Not everything works, however. I said Lyon is good to a point, especially at conveying Lolita’s emotional immaturity; the point at which she’s found wanting is in the final act, when she plays the older, worldly-wise woman: simply wearing a pair of glasses doesn’t get the job done. The film also suffers from Kubrick’s lifelong problem of length – though he clearly revels in his craft, the story doesn’t need two-and-a-half-hours to be told. At this length, Winters is out of the picture for too long, and Sellers feels more like a series of cameos than a constant presence.

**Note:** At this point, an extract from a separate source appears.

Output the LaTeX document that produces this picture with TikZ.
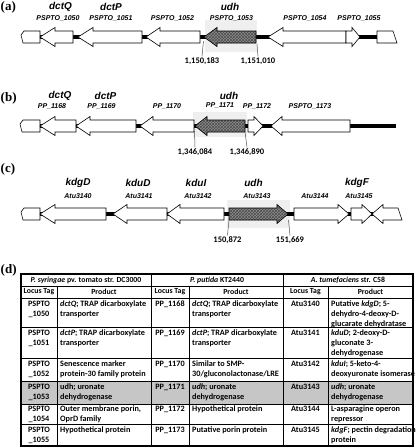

There’s not enough tension in Quilty’s torment of Humbert, either, since we know – even if Humbert doesn’t – that it’s Sellers every time. That said, Kubrick is in complete command of tone. At the film’s most threatening, uncomfortable moment, when Humbert and Lolita are alone in the hotel room for the first time, he introduces an absurd but brilliant piece of farce with the slapstick business of the folding bed, deflating the tension – only to wrong-foot us again the following morning.

It’s not a perfect film by any means, but Lolita is too good to be dismissed as filthy or immoral. Nothing about it condones paedophilia, hebephilia or whatever you want to call it, or makes it look anything other than a creepy and desperately unhappy way of life – and that’s without the half-hearted epilogue. Additionally, by beginning with the denouement, the structure of the film pre-emptively assures us that the bad end unhappily, though the extent of each participant’s cruelty is yet to be established. Also, it’s brilliantly acted, dramatically effective, skilfully discreet and surprisingly funny, as well as influencing sincere films such as American Beauty (and pulpy ones, like Poison Ivy). And remember, watching something is not the same thing as approving of its contents; so while I deplore Humbert’s actions, motives and very thought processes**, I can recommend Lolita as an intelligent and well-made film.

NOTES: 1Some may argue that this is precisely the problem: It’s all very well for a male adult to write about these things, but he has no concept of Lolita’s experience as the victim. It’s a valid point, too, though it judges the work by 21st Century standards. ‘Younger than she are happy mothers made’, indeed.

2I know I’m labouring the point, but you can’t be too careful with these things. Plenty of people completely missed the point of Chris Morris’ notorious, and excellent, episode of Brass Eye.